Originally Published, February 2011
The Nebraska Sand Hills Are Precious and Need to Be Protected from Oil Pipelines
By Stew Magnuson
Some 175 years ago, the migrants traveling on the Oregon Trail gazed
north of the Platte River at the Sand Hills of Nebraska Territory and
called them a wasteland.
Modern day travelers on Interstate 80 fly by at 75 miles per hour and
know little of what lies beyond the flat river valley. Nebraska is
derisively called a “flyover” state by those on the East and West Coast.
Many Americans today scorn the prairie, the Great Plains, the wide open
spaces, as a flat, uninteresting places. Sadly, there are residents of
the state who share this belief.
I keep all this in mind when I think about the ill-conceived plan to
build the Keystone XL high-pressure oil pipeline through the beautiful
and delicate Nebraska Sand Hills.
I wonder why any Nebraskan would want such a travesty to happen. Is it
because they too, have contempt for their native land? Do they too
believe that all that sits outside the city limits of Omaha and Lincoln
is a “wasteland?”
The Keystone Pipeline’s expansion project, as proposed by TransCanada,
will cut through what the naturalist Stephen R. Jones called “the last
prairie,” the Sand Hills.
The Sand Hills were never the Great American Desert as those on the
westbound trails thought. The Oregonians and Mormons were wrong.
The problem in the subsequent decades after the westward migration and
the settlement of the state is that we never had a prairie version of
John Muir, the naturalist who advocated to save Yosemite Valley in
California and founded the Sierra Club. He devoted his life to saving
trees. In the 19th Century, no one was concerned about saving grass.
Today, a look on roadmaps reveals a few scattered, green patches of
national grasslands from Oklahoma to North Dakota.

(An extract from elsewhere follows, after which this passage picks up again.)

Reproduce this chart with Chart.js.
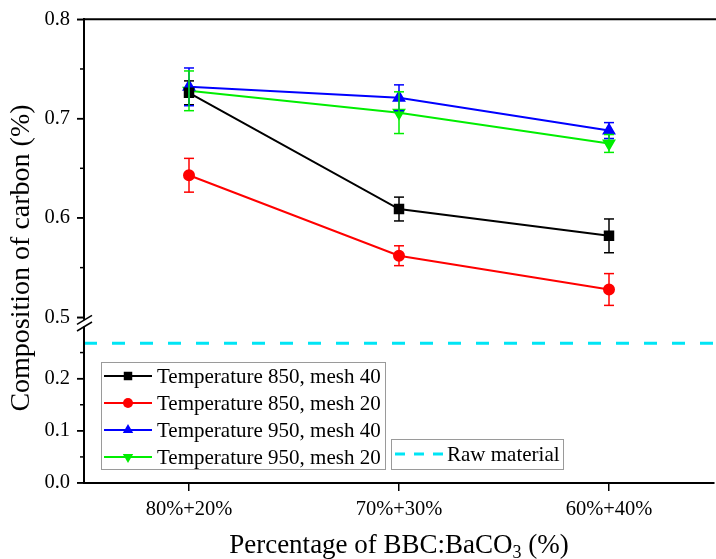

But how many
Nebraskans pack up the car with the kids and the tents and drive off for
a vacation in one of these protected areas? The children would probably
try to run away from home before embarking on such a trip.

They have
been taught that the only beautiful places on Earth have mountains—or
roller-coasters and theme rides—and the only animals worth saving reside
in forests.
This proposed pipeline shortcut constitutes a real threat to a land that
is every bit as beautiful as the Black Hills, Yosemite or Yellowstone.

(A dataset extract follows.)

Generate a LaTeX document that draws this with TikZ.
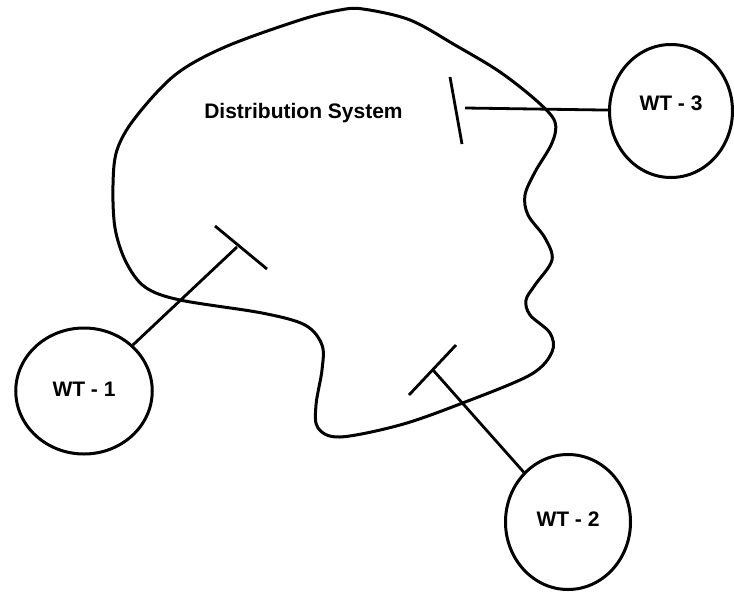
\documentclass[tikz,border=0pt]{standalone}
\usepackage{fontspec}
\setmainfont{Liberation Sans}
\usetikzlibrary{shapes.geometric}
\begin{document}
\begin{tikzpicture}[x=1pt,y=-1pt,line width=3pt,
  txt/.style={font=\fontsize{21}{25}\selectfont\bfseries, inner sep=0pt},
  wt/.style={draw, ellipse, inner sep=0pt},
  link/.style={line width=2.8pt}]
\useasboundingbox (0,0) rectangle (734,592);
% distribution system outline
\draw plot[smooth cycle, tension=0.55] coordinates {
 (363,9) (410,20) (455,45) (500,72) (538,102) (555,122) (552,143) (535,172)
 (525,195) (528,215) (545,238) (552,260) (535,285) (526,300) (530,315)
 (550,333) (552,352) (530,375) (460,404) (400,425) (340,437) (318,428)
 (316,405) (322,370) (322,345) (305,325) (262,313) (180,300) (145,287)
 (126,262) (115,228) (113,185) (117,150) (135,118) (175,75) (225,47)
 (300,20) (340,10)};
\node[txt] (ds) at (303.5,113) {Distribution System};
% wireless terminals
\node[wt, minimum width=136.5pt, minimum height=126pt,
      label={[txt, yshift=2pt]center:WT - 1}] (wt1) at (84,391) {};
\node[wt, minimum width=125pt, minimum height=135pt,
      label={[txt, yshift=3pt]center:WT - 2}] (wt2) at (568,522) {};
\node[wt, minimum width=123pt, minimum height=133pt,
      label={[txt, yshift=8pt]center:WT - 3}] (wt3) at (671,111) {};
% junction points and crossbars
\coordinate (j1) at (237,247);
\coordinate (c1a) at (215,226);
\coordinate (c1b) at (267,269);
\coordinate (j2) at (433,370);
\coordinate (c2a) at (456,345);
\coordinate (c2b) at (409,395);
\coordinate (j3) at (465,108);
\coordinate (c3a) at (450,77);
\coordinate (c3b) at (462,144);
\draw[link] (wt1) -- (j1);
\draw[link] (c1a) -- (c1b);
\draw[link] (wt2) -- (j2);
\draw[link] (c2a) -- (c2b);
\draw[link] (wt3) -- (j3);
\draw[link] (c3a) -- (c3b);
\end{tikzpicture}
\end{document}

The Sand Hills are a mysterious region that geologists have puzzled over
for generations. The grasses turn green in the spring, and through the
summer, change to subtle shades of tan during the dry months. A drive up
Highway 83 from North Platte to Valentine in the late summer is as
exhilarating as the Going-to-the-Sun road in Glacier National Park. It’s
a different kind of beauty, but the beauty is there nonetheless. One
simply has to look for it.
The dunes are, for the time being, protected by the thinnest layers of
topsoil and short-grasses. As any West Nebraska rancher will confirm, it
doesn’t take much to destroy this protective grass, and create a
blowout of drifting sand. The thought of earthmovers, and semis loaded
with steel running roughshod over this land is horrifying.
Underneath these complex and multi-faceted dunes of grass lies one of
our nation’s greatest natural resources, the Ogallala Aquifer. This vast
reservoir of water that would be under the proposed pipeline might be
out of sight and out of mind for Omaha and Lincoln residents, but as
William Ashworth said in his book,
Ogallala Blue: Water and Life on the High Plains,
chances are anyone who put on cotton underwear this morning, had
cornflakes for breakfast, or a slice of toast, consumed water coming out
of the aquifer.
The aquifer in the Sand Hills soaks up the precious ran like a sponge,
where it seeps in the earth and then, through a process that is still
little understood, comes up in springs to feed the river valleys.
Introducing oil into this process could be a disaster.
Any pipeline will traverse at some point the Niobrara, one of the
state’s most scenic rivers. The river valleys of the Great Plains are to
be treasured as some of the highlights of any road trip. Imagine thick,
acidic oil leaking into the Niobrara.
Are Nebraskans so unappreciative — or emotionally cut off from the land
they call home — that they would sell it out for what amounts to some
temp jobs for pipefitters?
No matter what the well-funded, oil-company propagandists say, this
pipeline will leak somewhere, and it will spill oil onto this unique
region. It happens to pipelines all the time. It’s very simple.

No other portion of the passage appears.